__Exercise description__:
Pictures stay out. Extract the lines below from the first one through the line with "y_ticks = [6, 7, 8, 9, 10, 11, 12, 13]", both included.

__Data block__:
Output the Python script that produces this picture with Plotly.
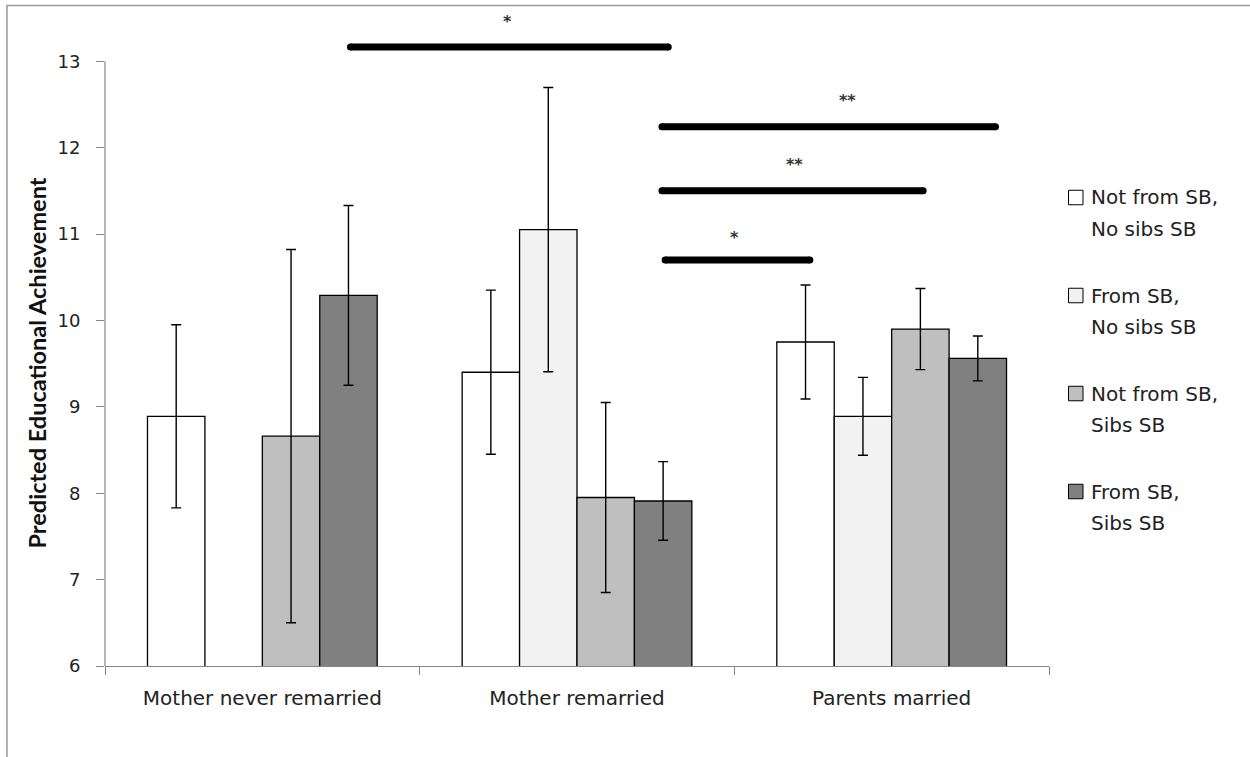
import plotly.graph_objects as go

categories = ["Mother never remarried", "Mother remarried", "Parents married"]
legend_line1 = ["Not from SB,", "From SB,", "Not from SB,", "From SB,"]
legend_line2 = ["No sibs SB", "No sibs SB", "Sibs SB", "Sibs SB"]
series_colors = ["#FFFFFF", "#F2F2F2", "#BFBFBF", "#808080"]

vals_not_sb_no_sibs = [8.89, 9.40, 9.75]
vals_sb_no_sibs = [None, 11.05, 8.89]
vals_not_sb_sibs = [8.66, 7.95, 9.90]
vals_sb_sibs = [10.29, 7.91, 9.56]

err_not_sb_no_sibs = [1.06, 0.95, 0.66]
err_sb_no_sibs = [None, 1.645, 0.45]
err_not_sb_sibs = [2.16, 1.10, 0.47]
err_sb_sibs = [1.04, 0.455, 0.26]

y_ticks = [6, 7, 8, 9, 10, 11, 12, 13]

# significance bars (category-axis units / data units)
sig_x0 = [0.28, 1.27, 1.27, 1.28]
sig_x1 = [1.29, 2.33, 2.10, 1.74]
sig_y = [13.165, 12.24, 11.50, 10.70]
sig_labels = ["*", "**", "**", "*"]
sig_label_x = [0.78, 1.86, 1.69, 1.50]
sig_label_y = [13.46, 12.55, 11.81, 10.96]

FONT = "DejaVu Sans"
TITLE_FONT = "Lato"
x_pos = list(range(len(categories)))

all_vals = [vals_not_sb_no_sibs, vals_sb_no_sibs, vals_not_sb_sibs, vals_sb_sibs]
all_errs = [err_not_sb_no_sibs, err_sb_no_sibs, err_not_sb_sibs, err_sb_sibs]

# plot-area geometry (pixels) used to place the hand-built legend in paper units
L, R, T, B, W, H = 105, 201, 18, 91, 1250, 757
PW, PH = W - L - R, H - T - B


def px_to_paper_x(px):
    return (px - L) / PW


def px_to_paper_y(py):
    return (H - B - py) / PH


fig = go.Figure()
for i in range(4):
    fig.add_trace(go.Bar(
        x=x_pos, y=all_vals[i], name=legend_line1[i] + " " + legend_line2[i],
        marker=dict(color=series_colors[i], line=dict(color="#000000", width=1.3)),
        error_y=dict(type="data", array=all_errs[i], visible=True,
                     color="#000000", thickness=1.4, width=5),
        showlegend=False,
    ))

for i in range(len(sig_y)):
    fig.add_trace(go.Scatter(
        x=[sig_x0[i], sig_x1[i]], y=[sig_y[i], sig_y[i]],
        mode="lines+markers", line=dict(color="#000000", width=7),
        marker=dict(color="#000000", size=7), showlegend=False,
        hoverinfo="skip", cliponaxis=False,
    ))
    fig.add_annotation(x=sig_label_x[i], y=sig_label_y[i], text="<b>" + sig_labels[i] + "</b>",
                       showarrow=False, font=dict(family=FONT, size=16, color="#333333"),
                       xref="x", yref="y")

# y axis line only from 6 to 13
fig.add_shape(type="line", xref="paper", yref="y", x0=0, x1=0,
              y0=y_ticks[0], y1=y_ticks[-1], line=dict(color="#868686", width=1.2))

# outer frame
fig.add_shape(type="rect", xref="paper", yref="paper",
              x0=px_to_paper_x(7), x1=px_to_paper_x(1300),
              y0=px_to_paper_y(5.5), y1=px_to_paper_y(820),
              line=dict(color="#9A9A9A", width=1.5), fillcolor="rgba(0,0,0,0)")

# legend (hand-built to match the two-line layout)
leg_first_y = 197.5
leg_step = 98
for i in range(4):
    cy = leg_first_y + i * leg_step
    fig.add_shape(type="rect", xref="paper", yref="paper",
                  x0=px_to_paper_x(1068.5), x1=px_to_paper_x(1083),
                  y0=px_to_paper_y(cy - 7.25), y1=px_to_paper_y(cy + 7.25),
                  fillcolor=series_colors[i], line=dict(color="#000000", width=1))
    fig.add_annotation(text=legend_line1[i], xref="paper", yref="paper",
                       x=px_to_paper_x(1089), y=px_to_paper_y(cy), xanchor="left",
                       yanchor="middle", showarrow=False,
                       font=dict(family=FONT, size=20, color="#222222"))
    fig.add_annotation(text=legend_line2[i], xref="paper", yref="paper",
                       x=px_to_paper_x(1089), y=px_to_paper_y(cy + 31.5), xanchor="left",
                       yanchor="middle", showarrow=False,
                       font=dict(family=FONT, size=20, color="#222222"))

fig.add_annotation(text="<b>Predicted Educational Achievement</b>", textangle=-90,
                   xref="paper", yref="paper", x=px_to_paper_x(36.5), y=px_to_paper_y(363),
                   xanchor="center", yanchor="middle", showarrow=False,
                   font=dict(family=TITLE_FONT, size=23.5, color="#111111"))

fig.update_layout(
    width=W, height=H,
    margin=dict(l=L, r=R, t=T, b=B),
    paper_bgcolor="white", plot_bgcolor="white",
    barmode="group", bargap=0.27, bargroupgap=0,
    font=dict(family=FONT, size=18, color="#222222"),
    showlegend=False,
    xaxis=dict(range=[-0.5, 2.5], tickmode="array", tickvals=x_pos, ticktext=categories,
               showline=True, linecolor="#868686", linewidth=1.2, ticks="",
               showgrid=False, zeroline=False,
               minor=dict(tickmode="array", tickvals=[-0.5, 0.5, 1.5, 2.5],
                          ticks="outside", ticklen=8, tickcolor="#868686", tickwidth=1.2,
                          showgrid=False),
               tickfont=dict(family=FONT, size=20, color="#222222"),
               ticklabelstandoff=14),
    yaxis=dict(range=[6, 13.5], tickmode="array", tickvals=y_ticks,
               showline=False, ticks="outside", ticklen=8, tickcolor="#868686",
               tickwidth=1.2, showgrid=False, zeroline=False,
               tickfont=dict(family=FONT, size=18, color="#222222"),
               ticklabelstandoff=12),
)

fig.write_html("out.html", config={"displayModeBar": False},
               post_script="document.body.style.margin='0px';")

__Answer to this problem__:
Output the Python script that produces this picture with Plotly.
import plotly.graph_objects as go

categories = ["Mother never remarried", "Mother remarried", "Parents married"]
legend_line1 = ["Not from SB,", "From SB,", "Not from SB,", "From SB,"]
legend_line2 = ["No sibs SB", "No sibs SB", "Sibs SB", "Sibs SB"]
series_colors = ["#FFFFFF", "#F2F2F2", "#BFBFBF", "#808080"]

vals_not_sb_no_sibs = [8.89, 9.40, 9.75]
vals_sb_no_sibs = [None, 11.05, 8.89]
vals_not_sb_sibs = [8.66, 7.95, 9.90]
vals_sb_sibs = [10.29, 7.91, 9.56]

err_not_sb_no_sibs = [1.06, 0.95, 0.66]
err_sb_no_sibs = [None, 1.645, 0.45]
err_not_sb_sibs = [2.16, 1.10, 0.47]
err_sb_sibs = [1.04, 0.455, 0.26]

y_ticks = [6, 7, 8, 9, 10, 11, 12, 13]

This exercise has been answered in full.